There is always a lot of controversy when the government announces their intentions to increase minimum wage, especially among small business owners. In Nova Scotia, the minimum hourly wage is currently $8.60. Under current plans, the minimum hourly wage will increase to $9.20 on 1 April 2010 and to $9.65 on 1 October 2010.
For employers an increase in the minimum hourly wage has a ripple affect across their bottom line.
- The employer must remit $4.95 for every $100.00 of payroll as its share of Canada Pension Plan (CPP) contributions to a maximum of $2118.60 for a maximum insurable level of $46,300.
- Worker’s Compensation (WCB) premiums are also based on payroll and range from a low of $0.46 per $100.00 to more than $10.00 per $100.00 of payroll depending on the industry to a maximum insurable level of $49,400. (For restaurants, the industry rate is $1.73.)
- The employer must also pay Employment Insurance that is equivalent to $2.42 for every $100.00 of payroll to a maximum of $1024.51 for a maximum insurable level of $42,300.
- In addition, the employer must set aside 4% of gross wages for vacation pay.

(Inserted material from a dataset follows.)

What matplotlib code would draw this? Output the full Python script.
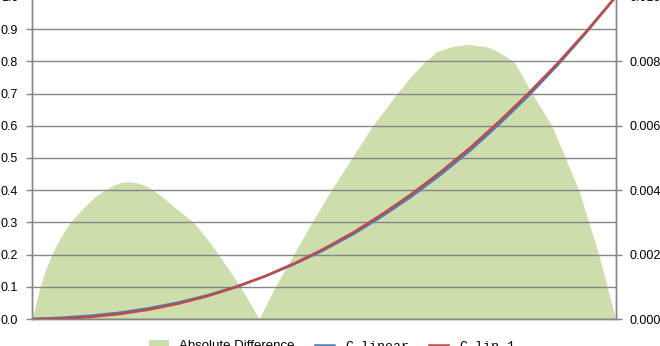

What does this all mean? Well, raising the minimum wage by $1.05 per hour will cost for each employee working 40 hours per week in a restaurant:
$2184 in extra wages
$108.10 in additional CPP premiums
$52.85 in additional EI premiums
$87.36 in additional vacation pay
$37.78 in WCB premiums
Benefit payments that are tied to wages will also increase. For example, life insurance coverage is a function of wages earned. Increased wages means higher life insurance coverage and, concomitantly, higher life insurance premiums.
Then there is the question of internal equity. A raise in the entry level wage will put upward pressure on existing wages. The fact is that tenured and high performing employees demand to be paid more than the new or entry level employee.
The following table provides a comparison with other provinces and territories.
|Jurisdiction||Min Hourly Wage||Remarks|
|Manitoba||$8.75||$9.00 on 1 Oct 2010|
|Ontario||$9.50||$10.25 on 31 March 2010|
|New Brunswick||$8.00||$8.25 on 1 Sep 2010|
|PEI||$8.20||$8.40 on 1 0ct 2009|
|NFLD||$9.00||$9.50 on 1 Jan 2010 and $10.00 on 1 July 2010|
|Nova Scotia||$8.60||$9.20 on 1 April 2010 and $9.65 on 1 Oct 2010|
|Yukon||$8.89||Annual increase on 1 April tied to CPI in Whitehorse|
It should be noted that there are variances in minimum wage strategies between Provinces. For example, in British Columbia the minimum hourly wage is $6.00 for the first 500 hours for an employee who has 500 or fewer hours of cumulative paid employment experience with one or more employers. In Quebec, the minimum hourly wage for employees who receive tips is $8.00 while in Ontario, the minimum hourly wage for liquor servers is $8.25. Some provinces have a minimum piece rate for farm workers, or a minimum daily rate for hunting and fishing guides. Employers must be aware of the minimum wage regulations in their jurisdiction.